In a case that could embarrass both the Department of Justice and the judiciary, Brian Hall convinced the Court of Final Appeal in June that prison authorities had done him an injustice by failing to reveal key witness statements.
His conviction for assault was quashed for this reason. The Department of Justice did not contest the appeal or suggest to the court there was any problem with the statements. But suspicions they were forged could now lead to an unprecedented reopening of the case.
'It now appears that a fraud has been perpetrated on the Court of Final Appeal,' said a senior official familiar with the events. Hall is now the subject of a police investigation with forgery charges expected to be laid soon, the official added.
The documents, purported to be witness statements made by prison officers, were written in English.
'The CSD [Correctional Services Department] were up in arms because they conduct everything in Chinese,' the senior official said.
Officials in the Department of Justice are determined to rectify any mistake by prosecuting Hall - given an 18-year term for drug trafficking in 1998 - even though it would mean public embarrassment.
'The implication is that the CSD withheld statements and they were criticised for that [by the court], so we should rectify that impression.'
Should Hall be convicted of forgery, the top court will be asked to change its own decision.
Hall is renowned for his litigation efforts and has been restricted from further proceedings. His many complaints include:
A claim to be a victim of religious discrimination because he was not allowed to play reggae music (a part of his Rastafarian religion);
A claim he has a right to be provided with newspapers even while being disciplined in solitary confinement;
A claim to have a right to possess his own hair trimmer at all times; and
A claim that a refusal by prison authorities to provide him with free spectacles was unlawful.

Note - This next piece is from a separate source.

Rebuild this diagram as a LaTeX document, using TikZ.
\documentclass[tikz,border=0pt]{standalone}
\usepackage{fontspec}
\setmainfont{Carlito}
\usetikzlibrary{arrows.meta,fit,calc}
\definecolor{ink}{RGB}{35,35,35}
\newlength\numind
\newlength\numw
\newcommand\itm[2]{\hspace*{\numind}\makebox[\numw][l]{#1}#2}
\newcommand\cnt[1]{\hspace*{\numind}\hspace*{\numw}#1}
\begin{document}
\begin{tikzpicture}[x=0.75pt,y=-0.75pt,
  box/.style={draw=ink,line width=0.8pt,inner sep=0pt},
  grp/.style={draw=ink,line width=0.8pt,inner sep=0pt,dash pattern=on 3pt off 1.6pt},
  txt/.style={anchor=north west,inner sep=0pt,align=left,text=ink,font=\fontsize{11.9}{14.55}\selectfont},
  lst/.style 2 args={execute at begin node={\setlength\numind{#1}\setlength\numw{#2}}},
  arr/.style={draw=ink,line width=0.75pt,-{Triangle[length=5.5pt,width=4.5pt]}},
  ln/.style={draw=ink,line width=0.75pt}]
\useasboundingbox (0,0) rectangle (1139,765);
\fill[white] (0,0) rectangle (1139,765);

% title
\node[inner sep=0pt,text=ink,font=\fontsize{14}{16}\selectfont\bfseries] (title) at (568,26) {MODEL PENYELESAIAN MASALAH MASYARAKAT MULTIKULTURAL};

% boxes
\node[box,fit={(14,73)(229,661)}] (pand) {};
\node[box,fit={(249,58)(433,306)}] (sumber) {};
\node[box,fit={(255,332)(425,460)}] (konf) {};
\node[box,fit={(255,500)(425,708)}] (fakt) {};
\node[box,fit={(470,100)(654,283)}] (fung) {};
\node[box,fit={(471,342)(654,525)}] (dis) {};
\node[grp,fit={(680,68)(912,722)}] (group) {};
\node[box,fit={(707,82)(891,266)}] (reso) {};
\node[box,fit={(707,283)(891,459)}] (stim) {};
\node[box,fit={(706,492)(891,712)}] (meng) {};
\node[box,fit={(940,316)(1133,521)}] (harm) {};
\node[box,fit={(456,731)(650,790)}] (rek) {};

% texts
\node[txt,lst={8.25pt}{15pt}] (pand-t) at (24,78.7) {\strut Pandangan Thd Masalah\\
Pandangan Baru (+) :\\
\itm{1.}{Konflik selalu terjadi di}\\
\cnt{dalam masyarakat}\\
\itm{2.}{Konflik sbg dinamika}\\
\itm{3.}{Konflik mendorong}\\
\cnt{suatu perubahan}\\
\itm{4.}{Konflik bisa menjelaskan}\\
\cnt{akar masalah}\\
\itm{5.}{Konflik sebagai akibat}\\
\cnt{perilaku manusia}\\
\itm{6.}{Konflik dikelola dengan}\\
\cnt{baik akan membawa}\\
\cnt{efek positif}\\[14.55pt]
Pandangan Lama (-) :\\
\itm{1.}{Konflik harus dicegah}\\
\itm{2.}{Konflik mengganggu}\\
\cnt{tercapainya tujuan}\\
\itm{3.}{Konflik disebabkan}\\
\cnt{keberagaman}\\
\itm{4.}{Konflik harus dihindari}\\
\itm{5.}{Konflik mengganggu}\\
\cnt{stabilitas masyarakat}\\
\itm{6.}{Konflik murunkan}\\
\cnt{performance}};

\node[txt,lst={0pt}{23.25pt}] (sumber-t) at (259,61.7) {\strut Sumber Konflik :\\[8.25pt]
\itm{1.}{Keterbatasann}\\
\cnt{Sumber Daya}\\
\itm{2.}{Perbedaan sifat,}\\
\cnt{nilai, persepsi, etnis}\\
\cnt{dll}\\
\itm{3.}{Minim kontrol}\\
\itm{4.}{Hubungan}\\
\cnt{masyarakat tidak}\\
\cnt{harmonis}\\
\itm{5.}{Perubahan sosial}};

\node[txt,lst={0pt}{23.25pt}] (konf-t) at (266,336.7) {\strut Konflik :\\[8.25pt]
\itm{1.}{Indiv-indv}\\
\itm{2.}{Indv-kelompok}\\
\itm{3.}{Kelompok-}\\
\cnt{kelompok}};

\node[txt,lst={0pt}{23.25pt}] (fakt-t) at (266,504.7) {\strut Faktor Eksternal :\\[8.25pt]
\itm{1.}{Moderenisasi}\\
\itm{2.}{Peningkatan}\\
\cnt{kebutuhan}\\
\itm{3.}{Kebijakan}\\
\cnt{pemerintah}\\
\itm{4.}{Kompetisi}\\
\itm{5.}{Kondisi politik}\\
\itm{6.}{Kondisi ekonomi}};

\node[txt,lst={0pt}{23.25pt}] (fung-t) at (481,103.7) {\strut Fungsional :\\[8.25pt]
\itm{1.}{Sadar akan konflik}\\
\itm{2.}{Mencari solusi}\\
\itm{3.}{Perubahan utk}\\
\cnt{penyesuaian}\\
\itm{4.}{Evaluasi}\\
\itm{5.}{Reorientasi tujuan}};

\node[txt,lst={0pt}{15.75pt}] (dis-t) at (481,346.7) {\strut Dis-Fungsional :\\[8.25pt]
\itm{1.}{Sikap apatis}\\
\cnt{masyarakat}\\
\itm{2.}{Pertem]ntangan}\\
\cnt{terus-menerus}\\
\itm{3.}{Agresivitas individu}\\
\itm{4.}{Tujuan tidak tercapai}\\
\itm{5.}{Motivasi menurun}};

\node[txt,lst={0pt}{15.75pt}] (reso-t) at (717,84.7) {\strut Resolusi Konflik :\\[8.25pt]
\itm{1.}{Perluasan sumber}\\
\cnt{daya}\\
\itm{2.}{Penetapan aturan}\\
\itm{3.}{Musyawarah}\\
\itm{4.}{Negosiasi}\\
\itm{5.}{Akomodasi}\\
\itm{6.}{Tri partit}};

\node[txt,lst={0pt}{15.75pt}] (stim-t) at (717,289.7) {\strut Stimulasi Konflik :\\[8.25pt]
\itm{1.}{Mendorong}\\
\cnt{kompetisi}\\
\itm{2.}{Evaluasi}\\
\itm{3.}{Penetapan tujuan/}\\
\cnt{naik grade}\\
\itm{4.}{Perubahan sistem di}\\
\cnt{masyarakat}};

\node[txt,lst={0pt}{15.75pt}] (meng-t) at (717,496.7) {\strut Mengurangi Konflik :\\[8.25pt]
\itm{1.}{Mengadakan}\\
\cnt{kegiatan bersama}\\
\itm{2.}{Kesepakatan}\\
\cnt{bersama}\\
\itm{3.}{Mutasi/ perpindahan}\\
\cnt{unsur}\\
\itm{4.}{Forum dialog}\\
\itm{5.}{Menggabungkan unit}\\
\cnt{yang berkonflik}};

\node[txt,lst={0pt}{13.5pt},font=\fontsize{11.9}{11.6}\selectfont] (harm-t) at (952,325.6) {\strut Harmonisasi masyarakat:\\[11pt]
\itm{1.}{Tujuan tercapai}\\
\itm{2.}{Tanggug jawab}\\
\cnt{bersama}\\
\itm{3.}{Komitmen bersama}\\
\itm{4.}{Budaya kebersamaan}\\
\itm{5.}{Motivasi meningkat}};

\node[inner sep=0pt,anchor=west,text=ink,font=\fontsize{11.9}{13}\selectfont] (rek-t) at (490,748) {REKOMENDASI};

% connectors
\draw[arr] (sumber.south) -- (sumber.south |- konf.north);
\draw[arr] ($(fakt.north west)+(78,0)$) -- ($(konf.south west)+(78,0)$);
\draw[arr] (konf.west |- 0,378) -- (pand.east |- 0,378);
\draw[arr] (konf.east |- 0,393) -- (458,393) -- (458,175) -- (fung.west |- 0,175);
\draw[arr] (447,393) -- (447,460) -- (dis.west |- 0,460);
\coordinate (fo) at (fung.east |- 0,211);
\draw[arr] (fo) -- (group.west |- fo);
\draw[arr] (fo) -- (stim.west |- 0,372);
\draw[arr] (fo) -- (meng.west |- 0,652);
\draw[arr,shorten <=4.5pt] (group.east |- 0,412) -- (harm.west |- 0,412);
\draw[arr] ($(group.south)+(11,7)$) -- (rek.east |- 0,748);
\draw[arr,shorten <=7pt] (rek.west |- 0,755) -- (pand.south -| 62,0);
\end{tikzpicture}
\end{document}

In 2005 Hall was convicted of assaulting prison officers who had sought the return of newspapers. His defence was that it was he who had been assaulted - sprayed with foam, wrapped in a blanket, kicked, and grabbed by his testicles.

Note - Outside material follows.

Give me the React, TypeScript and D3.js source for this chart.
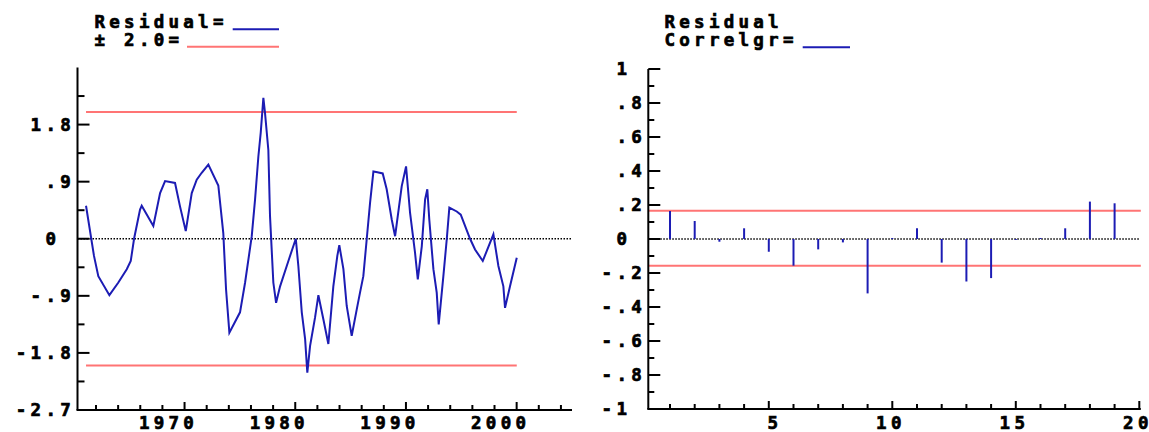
import * as d3 from "d3";

// residual series (year, value)
const residYears = [
  1961.1, 1961.82, 1962.21, 1963.21, 1964.02, 1964.78, 1965.14, 1965.44, 1965.98, 1966.13,
  1967.18, 1967.79, 1968.24, 1969.14, 1969.59, 1970.11, 1970.65, 1971.1, 1971.55, 1972.15,
  1973.05, 1973.5, 1973.75, 1974.05, 1975.01, 1975.47, 1976.07, 1976.37, 1976.67, 1976.88,
  1977.12, 1977.27, 1977.57, 1977.72, 1978.02, 1978.27, 1978.63, 1979.38, 1980.05, 1980.28,
  1980.59, 1980.89, 1981.09, 1981.34, 1981.79, 1982.09, 1982.54, 1982.99, 1983.44, 1983.8,
  1983.98, 1984.35, 1984.65, 1985.1, 1985.56, 1985.85, 1986.15, 1986.46, 1986.76, 1987.06,
  1987.42, 1987.9, 1988.26, 1988.72, 1989.02, 1989.62, 1990.01, 1990.37, 1990.82, 1991.07,
  1991.43, 1991.73, 1991.93, 1992.11, 1992.48, 1992.78, 1992.96, 1993.38, 1993.69, 1993.92,
  1994.59, 1994.95, 1995.79, 1996.24, 1996.94, 1997.9, 1998.35, 1998.8, 1998.95, 1999.4,
  2000.01,
];
const residValues = [
  0.52, -0.27, -0.59, -0.89, -0.69, -0.48, -0.35, 0.0, 0.46, 0.52,
  0.2, 0.72, 0.91, 0.88, 0.51, 0.12, 0.72, 0.93, 1.04, 1.17,
  0.84, 0.09, -0.8, -1.48, -1.16, -0.69, 0.04, 0.62, 1.3, 1.67,
  2.22, 1.98, 1.4, 0.36, -0.69, -1.01, -0.75, -0.35, 0.0, -0.43,
  -1.16, -1.58, -2.11, -1.69, -1.24, -0.89, -1.27, -1.66, -0.75, -0.27,
  -0.1, -0.48, -1.06, -1.53, -1.11, -0.85, -0.59, 0.0, 0.57, 1.06,
  1.05, 1.03, 0.78, 0.3, 0.04, 0.83, 1.14, 0.41, -0.22, -0.64,
  -0.12, 0.62, 0.78, 0.3, -0.48, -0.85, -1.35, -0.59, 0.0, 0.49,
  0.43, 0.38, 0.0, -0.17, -0.35, 0.07, -0.43, -0.75, -1.09, -0.75,
  -0.3,
];
const residBand = [2.0, -2.0];

// residual correlogram
const acfLags = [1, 2, 3, 4, 5, 6, 7, 8, 9, 10, 11, 12, 13, 14, 15, 16, 17, 18, 19];
const acfValues = [
  0.165, 0.106, -0.016, 0.063, -0.075, -0.157, -0.061, -0.02, -0.32, 0.004,
  0.063, -0.139, -0.25, -0.23, -0.005, 0.002, 0.063, 0.22, 0.21,
];
const acfBand = [0.166, -0.158];

// ticks
const leftYTicks = [-2.7, -1.8, -0.9, 0, 0.9, 1.8];
const leftYLabels = ["-2.7", "-1.8", "-.9", "0", ".9", "1.8"];
const leftYMinor = [-2.25, -1.35, -0.45, 0.45, 1.35, 2.25];
const yearTicks = [1970, 1980, 1990, 2000];
const yearMinor = d3.range(1962, 2005, 2);
const rightYTicks = [-1, -0.8, -0.6, -0.4, -0.2, 0, 0.2, 0.4, 0.6, 0.8, 1];
const rightYLabels = ["-1", "-.8", "-.6", "-.4", "-.2", "0", ".2", ".4", ".6", ".8", "1"];
const rightYMinor = [-0.9, -0.7, -0.5, -0.3, -0.1, 0.1, 0.3, 0.5, 0.7, 0.9];
const lagTicks = [5, 10, 15, 20];
const lagMinor = d3.range(1, 21);

const FONT = '"DejaVu Sans Mono", monospace';
const FS = 17.5;
const CH = 14.8; // char advance incl. spacing
const LS = CH - 0.602 * FS;
const BLUE = "#1c1cb4";
const RED = "#ff7474";

const txt = {
  fontFamily: FONT,
  fontSize: FS,
  fontWeight: "bold" as const,
  letterSpacing: LS,
  fill: "#000",
  stroke: "#000",
  strokeWidth: 0.7,
};

// right-aligned label, no trailing letter-spacing after the last char
function RLabel({ x, y, s }: { x: number; y: number; s: string }) {
  return (
    <text x={x} y={y} textAnchor="end" style={txt}>
      {s.slice(0, -1)}
      <tspan style={{ letterSpacing: 0 }}>{s.slice(-1)}</tspan>
    </text>
  );
}

export default function App() {
  const xL = d3.scaleLinear().domain([1960.33, 2005]).range([77.5, 572]);
  const yL = d3.scaleLinear().domain([-2.7, 2.7]).range([410, 67.5]);
  const xR = d3.scaleLinear().domain([0, 20]).range([645.3, 1139.3]);
  const yR = d3.scaleLinear().domain([-1, 1]).range([409, 69]);

  const residLine = d3
    .line<number>()
    .x((_, i) => xL(residYears[i]))
    .y((d) => yL(d))(residValues) || "";

  const yrExt = d3.extent(residYears) as [number, number];
  const axL = xL.range()[0];
  const axR = xR(0) + 3;
  const lblY = 428.5;

  return (
    <svg
      width={1149}
      height={432}
      style={{ position: "absolute", left: 0, top: 0, background: "#fff" }}
    >
      {/* ---------- left: residuals ---------- */}
      <text x={94.5} y={28.3} style={txt}>Residual=</text>
      <text x={94.5} y={45.7} style={txt}>± 2.0=</text>
      <line x1={232.7} x2={279} y1={29.3} y2={29.3} stroke={BLUE} strokeWidth={2} />
      <line x1={187} x2={279} y1={46.7} y2={46.7} stroke={RED} strokeWidth={2} />

      {/* zero line */}
      <line x1={axL} x2={xL.range()[1]} y1={yL(0)} y2={yL(0)} stroke="#000"
        strokeWidth={1.5} strokeDasharray="1.5,1.5" />
      {/* +-2 band */}
      {residBand.map((b) => (
        <line key={b} x1={xL(yrExt[0])} x2={xL(yrExt[1])} y1={yL(b)} y2={yL(b)}
          stroke={RED} strokeWidth={2} />
      ))}
      <path d={residLine} fill="none" stroke={BLUE} strokeWidth={2} />

      {/* axes */}
      <line x1={axL} x2={axL} y1={yL(2.7)} y2={yL(-2.7)} stroke="#000" strokeWidth={2} />
      <line x1={axL - 1} x2={xL.range()[1]} y1={yL(-2.7)} y2={yL(-2.7)} stroke="#000" strokeWidth={2} />
      {leftYTicks.map((t, i) => (
        <g key={t}>
          <line x1={axL} x2={axL + 12} y1={yL(t)} y2={yL(t)} stroke="#000" strokeWidth={2} />
          <RLabel x={(t === 0 ? 75 - CH : 75) - LS} y={yL(t) + 6} s={leftYLabels[i]} />
        </g>
      ))}
      {leftYMinor.map((t) => (
        <line key={t} x1={axL} x2={axL + 7} y1={yL(t)} y2={yL(t)} stroke="#000" strokeWidth={2} />
      ))}
      {yearMinor.map((t) => (
        <line key={t} x1={xL(t)} x2={xL(t)}
          y1={yL(-2.7)} y2={yL(-2.7) - (t % 10 === 0 ? 8 : 5)} stroke="#000" strokeWidth={2} />
      ))}
      {yearTicks.map((t) => (
        <RLabel key={t} x={xL(t) + 13.6 - LS} y={lblY} s={String(t)} />
      ))}

      {/* ---------- right: correlogram ---------- */}
      <text x={664.5} y={28.3} style={txt}>Residual</text>
      <text x={664.5} y={45.7} style={txt}>Correlgr=</text>
      <line x1={802.7} x2={850} y1={47.3} y2={47.3} stroke={BLUE} strokeWidth={2} />

      <line x1={axR} x2={xR(20) + 1} y1={yR(0)} y2={yR(0)} stroke="#000"
        strokeWidth={1.5} strokeDasharray="1.5,1.5" />
      {acfBand.map((b) => (
        <line key={b} x1={axR} x2={xR(20) + 1.5} y1={yR(b)} y2={yR(b)} stroke={RED} strokeWidth={2} />
      ))}
      {acfLags.map((l, i) => (
        <line key={l} x1={xR(l)} x2={xR(l)} y1={yR(0)}
          y2={Math.abs(yR(acfValues[i]) - yR(0)) < 1 ? yR(0) + (acfValues[i] < 0 ? 1 : -1) : yR(acfValues[i])}
          stroke={BLUE} strokeWidth={2} />
      ))}

      <line x1={axR} x2={axR} y1={yR(1)} y2={yR(-1)} stroke="#000" strokeWidth={2} />
      <line x1={axR - 1} x2={xR(20) + 1.5} y1={yR(-1)} y2={yR(-1)} stroke="#000" strokeWidth={2} />
      {rightYTicks.map((t, i) => (
        <g key={t}>
          {t > -1 && (
            <line x1={axR} x2={axR + 12} y1={yR(t)} y2={yR(t)} stroke="#000" strokeWidth={2} />
          )}
          <RLabel x={(Math.abs(t) === 1 || t === 0 ? 646 - CH : 646) - LS} y={yR(t) + 6}
            s={rightYLabels[i]} />
        </g>
      ))}
      {rightYMinor.map((t) => (
        <line key={t} x1={axR} x2={axR + 6} y1={yR(t)} y2={yR(t)} stroke="#000" strokeWidth={2} />
      ))}
      {lagMinor.map((t) => (
        <line key={t} x1={xR(t)} x2={xR(t)}
          y1={yR(-1)} y2={yR(-1) - (t % 5 === 0 ? 8 : 5)} stroke="#000" strokeWidth={2} />
      ))}
      {lagTicks.map((t) => (
        <RLabel key={t} x={xR(t) + 13.4 - LS} y={lblY} s={String(t)} />
      ))}
    </svg>
  );
}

Magistrate Timothy Casewell said the tale was a concoction, 'a colourful and exaggerated account of what he would wish to have happened but had no foundation in reality'.
The conviction was also upheld on appeal in 2006, but for his final appeal case earlier this year, Hall presented documents previously unseen, purporting to be witness statements made by prison officers that were not disclosed by the Correctional Services Department.
Mr Justice Kemal Bokhary, noting the different version of events, wrote: 'Quite plainly, the departure was sufficiently serious to call for the quashing of the appellant's conviction on the substantial and grave injustice ground.'
Hall is now using his success against the conviction as a reason to apply to have litigation restrictions against him lifted, and the Department of Justice has had to file an affidavit to the court explaining the incident, the senior official said. A judiciary spokesman confirmed the matter would be heard in the High Court on December 16.
Asked whether the prosecutor in charge of the case had been negligent, a justice department spokesman said all prosecutors 'are civil servants and are subject to rules and regulations governing their conduct and behaviour. Where it is established that there is misconduct and depending on the circumstances of the case, disciplinary action would be taken'.